A class action pending in this court, Coleman v. Schwarzenegger, No. CIV S-90-0520 LKK JFM, involves a constitutional challenge to the adequacy of mental health care provided in the California state prison system. That is the same subject matter presented by plaintiff's equitable claims in this action. The class in Coleman is comprised of mentally ill inmates incarcerated in California prisons alleging that prison officials are depriving them of constitutionally required mental health care. More precisely, the class includes "all inmates with serious mental disorders who are now or who will in the future be confined within the California Department of Corrections. . . ." See Coleman v. Wilson, 912 F. Supp. 1282, 1293 (E.D. Cal. 1995).

In this case, plaintiff has raised claims against defendants Kelly and Murray, psychologists at High Desert State Prison, for their alleged interference with his constitutionally-mandated mental health treatment. However, plaintiff is a member of the Coleman class and must bring his "claims for equitable relief . . . through the class representative until the class action is over or the consent decree is modified." McNeil, 945 F.2d at 1166. See also Crawford, 599 F.2d at 892-93; Frost v. Symington, 197 F.3d 348, 359 (9th Cir. 1999). Accordingly, defendants' motion to dismiss only plaintiff's claims for injunctive relief should be granted.
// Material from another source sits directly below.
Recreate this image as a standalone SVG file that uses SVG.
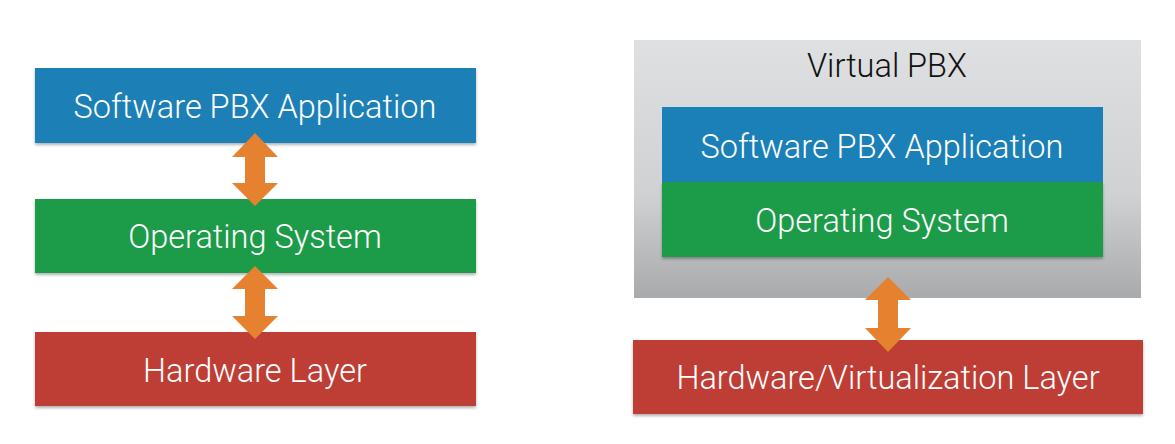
<svg xmlns="http://www.w3.org/2000/svg" width="1175" height="444" viewBox="0 0 1175 444">
<defs>
<linearGradient id="gray" x1="0" y1="0" x2="0" y2="1">
<stop offset="0" stop-color="#dfe0e1"/>
<stop offset="0.6" stop-color="#cfd1d3"/>
<stop offset="1" stop-color="#a8aaac"/>
</linearGradient>
<filter id="sh" x="-5%" y="-10%" width="110%" height="130%">
<feDropShadow dx="0" dy="2" stdDeviation="1.5" flood-color="#000" flood-opacity="0.3"/>
</filter>
</defs>
<style>
.blue{fill:#1b80b7}
.green{fill:#1a9b4a}
.red{fill:#be3c35}
.arrow{fill:#e5812f}
.lbl{font-family:Roboto,"Liberation Sans",sans-serif;font-weight:300;font-size:32.5px;fill:#fff;text-anchor:middle}
.dark{fill:#111}
</style>
<rect width="1175" height="444" fill="#fff"/>

<g id="left-app">
<rect class="blue" x="35" y="68" width="441" height="75" filter="url(#sh)"/>
<text class="lbl" x="255" y="118">Software PBX Application</text>
</g>
<g id="left-os">
<rect class="green" x="35" y="199" width="441" height="74" filter="url(#sh)"/>
<text class="lbl" x="255" y="248">Operating System</text>
</g>
<g id="left-hw">
<rect class="red" x="35" y="332" width="441" height="74" filter="url(#sh)"/>
<text class="lbl" x="255" y="382">Hardware Layer</text>
</g>

<g id="virtual-pbx">
<rect x="634" y="40" width="507" height="258" fill="url(#gray)"/>
<text class="lbl dark" x="887" y="77">Virtual PBX</text>
</g>
<g id="right-app">
<rect class="blue" x="662" y="107" width="441" height="75"/>
<text class="lbl" x="882" y="158">Software PBX Application</text>
</g>
<g id="right-os">
<rect class="green" x="662" y="182" width="441" height="75" filter="url(#sh)"/>
<text class="lbl" x="882" y="232">Operating System</text>
</g>
<g id="right-hw">
<rect class="red" x="633" y="340" width="510" height="74" filter="url(#sh)"/>
<text class="lbl" x="888" y="389">Hardware/Virtualization Layer</text>
</g>

<g id="connectors">
<path class="arrow" d="M255 133 L278 157 L265 157 L265 183 L278 183 L255 206 L232 183 L245 183 L245 157 L232 157 Z"/>
<path class="arrow" d="M255 266 L278 289 L265 289 L265 316 L278 316 L255 339 L232 316 L245 316 L245 289 L232 289 Z"/>
<path class="arrow" d="M888 277 L911 300 L898 300 L898 328 L911 328 L888 352 L865 328 L878 328 L878 300 L865 300 Z"/>
</g>
</svg>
1. Defendants' February 29, 2008 motion to dismiss (Doc. No. 13) be granted;

2. Plaintiff's claims for injunctive relief be dismissed; and

3. This action proceed on plaintiff's claim for damages in accordance with the March 11, 2008 discovery order.

These findings and recommendations are submitted to the United States District Judge assigned to the case, pursuant to the provisions of 28 U.S.C. § 636(b)(l). Within fifteen days after being served with these findings and recommendations, any party may file written objections with the court and serve a copy on all parties. Such a document should be captioned "Objections to Magistrate Judge's Findings and Recommendations." Any reply to the objections shall be served and filed within ten days after service of the objections. The parties are advised that failure to file objections within the specified time may waive the right to appeal the District Court's order. Martinez v. Ylst, 951 F.2d 1153 (9th Cir. 1991).